The penalties for a first DUI offense that does not cause injury or death to another individual are typically more lenient than those for a repeat DUI offender or a crime in which another individual was harmed.
What are the Possible Penalties for a DUI Conviction?
Each state has different penalties for DUI convictions. Penalties may also vary for subsequent convictions.
Common penalties which an individual may face if they are convicted of a DUI include:
- Suspension or revocation a driver’s license;
- Fines and court costs;
- Incarceration, particularly for a subsequent offender;
- Court ordered alcohol or drug rehabilitation or education; and/or
- Installation of an ignition interlock device.
Are there any Defenses to Per Se Intoxication Laws?
There may be some defenses available for per se intoxication cases, although there is less room for argument for these types of charges. Defenses that may be available include:
- Challenging the validity of the test results;
- Claiming that the machine collecting the results was operating improperly; and
- Challenging the DUI arrest procedure.
Whether or not these defenses will be available depends on the specific circumstances surrounding the case and the DUI laws of the state.

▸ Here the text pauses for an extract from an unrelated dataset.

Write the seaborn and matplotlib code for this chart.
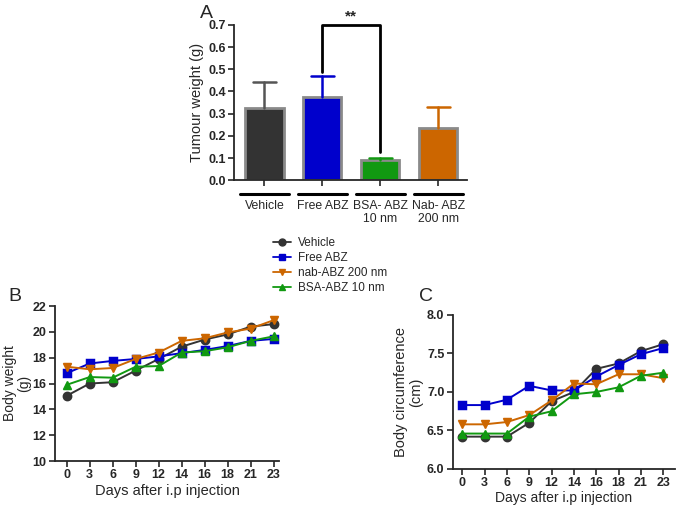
import pandas as pd
import seaborn as sns
import matplotlib.pyplot as plt
import matplotlib.transforms as mtransforms
from matplotlib.lines import Line2D

sns.set_style('ticks')
plt.rcParams['font.family'] = ['Liberation Sans', 'DejaVu Sans']

# panel A data
bar_groups = ['Vehicle', 'Free ABZ', 'BSA- ABZ\n10 nm', 'Nab- ABZ\n200 nm']
tumour_mean = [0.325, 0.375, 0.090, 0.237]
tumour_top = [0.443, 0.468, 0.100, 0.332]
bar_colors = ['#333333', '#0000cc', '#119911', '#cc6600']
err_colors = ['#555555', '#0000cc', '#119911', '#cc6600']

# panels B and C data
days = ['0', '3', '6', '9', '12', '14', '16', '18', '21', '23']
series = ['Vehicle', 'Free ABZ', 'nab-ABZ 200 nm', 'BSA-ABZ 10 nm']
line_colors = ['#333333', '#0000cc', '#cc6600', '#119911']
line_markers = ['o', 's', 'v', '^']

weight_vehicle = [15.05, 16.0, 16.1, 17.0, 17.9, 18.85, 19.4, 19.8, 20.4, 20.6]
weight_free = [16.8, 17.55, 17.75, 17.9, 18.1, 18.35, 18.6, 18.9, 19.3, 19.45]
weight_nab = [17.3, 17.1, 17.2, 17.9, 18.4, 19.3, 19.5, 19.95, 20.25, 20.9]
weight_bsa = [15.9, 16.5, 16.45, 17.3, 17.35, 18.4, 18.5, 18.8, 19.3, 19.65]

circ_vehicle = [6.42, 6.42, 6.42, 6.6, 6.88, 7.0, 7.3, 7.37, 7.53, 7.62]
circ_free = [6.83, 6.83, 6.9, 7.08, 7.02, 7.02, 7.2, 7.35, 7.49, 7.57]
circ_nab = [6.58, 6.58, 6.61, 6.7, 6.89, 7.11, 7.1, 7.23, 7.23, 7.18]
circ_bsa = [6.46, 6.46, 6.46, 6.68, 6.75, 6.97, 7.0, 7.06, 7.21, 7.25]


def long_df(cols):
    rows = []
    for name, vals in zip(series, cols):
        for d, v in zip(days, vals):
            rows.append({'day': d, 'group': name, 'value': v})
    return pd.DataFrame(rows)


df_w = long_df([weight_vehicle, weight_free, weight_nab, weight_bsa])
df_c = long_df([circ_vehicle, circ_free, circ_nab, circ_bsa])
df_bar = pd.DataFrame({'group': bar_groups, 'mean': tumour_mean})

fig = plt.figure(figsize=(6.85, 5.09), dpi=100)

# ---- A
axA = fig.add_axes([0.342, 0.646, 0.340, 0.305])
sns.barplot(data=df_bar, x='group', y='mean', hue='group', palette=bar_colors,
            legend=False, width=0.66, saturation=1, edgecolor='#8a8a8a',
            linewidth=2, ax=axA)
for i, (m, t) in enumerate(zip(tumour_mean, tumour_top)):
    axA.plot([i, i], [m, t], color=err_colors[i], lw=1.8, zorder=1)
    axA.plot([i - 0.2, i + 0.2], [t, t], color=err_colors[i], lw=1.8, zorder=1)
axA.set_xlim(-0.52, 3.5)
axA.set_ylim(0, 0.7)
axA.set_yticks([0.0, 0.1, 0.2, 0.3, 0.4, 0.5, 0.6, 0.7])
axA.set_yticklabels([f'{v:.1f}' for v in axA.get_yticks()], fontweight='bold', fontsize=9)
axA.set_xticklabels([])
axA.set_xlabel('')
axA.set_ylabel('Tumour weight (g)', fontsize=10.5, labelpad=3)
axA.tick_params(width=1.2, length=4, pad=2)
for s in ['left', 'bottom']:
    axA.spines[s].set_linewidth(1.3)
sns.despine(ax=axA)
# significance bracket
axA.plot([1, 1, 2, 2], [0.49, 0.70, 0.70, 0.125], color='black', lw=2, clip_on=False)
axA.text(1.5, 0.705, '**', ha='center', va='bottom', fontsize=11, fontweight='bold')
# group labels under bars
trans = mtransforms.blended_transform_factory(axA.transData, axA.transAxes)
for i, lab in enumerate(bar_groups):
    axA.plot([i - 0.42, i + 0.42], [-0.09, -0.09], color='black', lw=2.2,
             transform=trans, clip_on=False)
    axA.text(i, -0.13, lab, ha='center', va='top', fontsize=8.8, transform=trans,
             linespacing=1.1)
fig.text(0.292, 0.99, 'A', fontsize=14, va='top')

# ---- B
axB = fig.add_axes([0.080, 0.0943, 0.328, 0.3045])
sns.pointplot(data=df_w, x='day', y='value', hue='group', palette=line_colors,
              markers=line_markers, markersize=6, linewidth=1.4, ax=axB, legend=False)
axB.set_xlim(-0.52, 9.26)
axB.set_ylim(10, 22)
axB.set_yticks(range(10, 23, 2))
axB.set_ylabel('Body weight\n(g)', fontsize=10, linespacing=1.0, labelpad=1)
axB.set_xlabel('Days after i.p injection', fontsize=10.5, labelpad=2)
sns.despine(ax=axB)
fig.text(0.012, 0.435, 'B', fontsize=14, va='top')

# ---- C
axC = fig.add_axes([0.661, 0.0786, 0.324, 0.3026])
sns.pointplot(data=df_c, x='day', y='value', hue='group', palette=line_colors,
              markers=line_markers, markersize=6, linewidth=1.4, ax=axC, legend=False)
axC.set_xlim(-0.43, 9.52)
axC.set_ylim(6.0, 8.0)
axC.set_yticks([6.0, 6.5, 7.0, 7.5, 8.0])
axC.set_yticklabels([f'{v:.1f}' for v in axC.get_yticks()])
axC.set_ylabel('Body circumference\n(cm)', fontsize=10.5, linespacing=1.05, labelpad=3)
axC.set_xlabel('Days after i.p injection', fontsize=10, labelpad=1)
sns.despine(ax=axC)
fig.text(0.612, 0.435, 'C', fontsize=14, va='top')

for ax in [axB, axC]:
    ax.tick_params(width=1.2, length=4, labelsize=9, pad=2)
    for lab in ax.get_xticklabels() + ax.get_yticklabels():
        lab.set_fontweight('bold')
    for s in ['left', 'bottom']:
        ax.spines[s].set_linewidth(1.3)

# shared legend
handles = [Line2D([], [], color=c, marker=m, markersize=5, lw=1.3)
           for c, m in zip(line_colors, line_markers)]
fig.legend(handles, series, loc='upper left', bbox_to_anchor=(0.39, 0.545),
           frameon=False, fontsize=8.5, handlelength=1.5, handletextpad=0.6,
           labelspacing=0.25, borderpad=0)

fig.savefig('out.png', dpi=100)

Should I Hire a DUI Lawyer for Per Se Intoxication Violations?
Yes, it is very important to hire a local DUI/DWI lawyer who specializes in DUIs if you are facing any per se intoxication charges. If you are facing charges, it is essential to hire an attorney as soon as possible.
As previously noted, each state has its own DUI laws and requirements for sentencing. Your attorney can review your case, help you preserve your rights, and represent you in court. Your lawyer will also be able to discuss available defenses and may be able to negotiate a reduction in charges or lesser penalties in your case.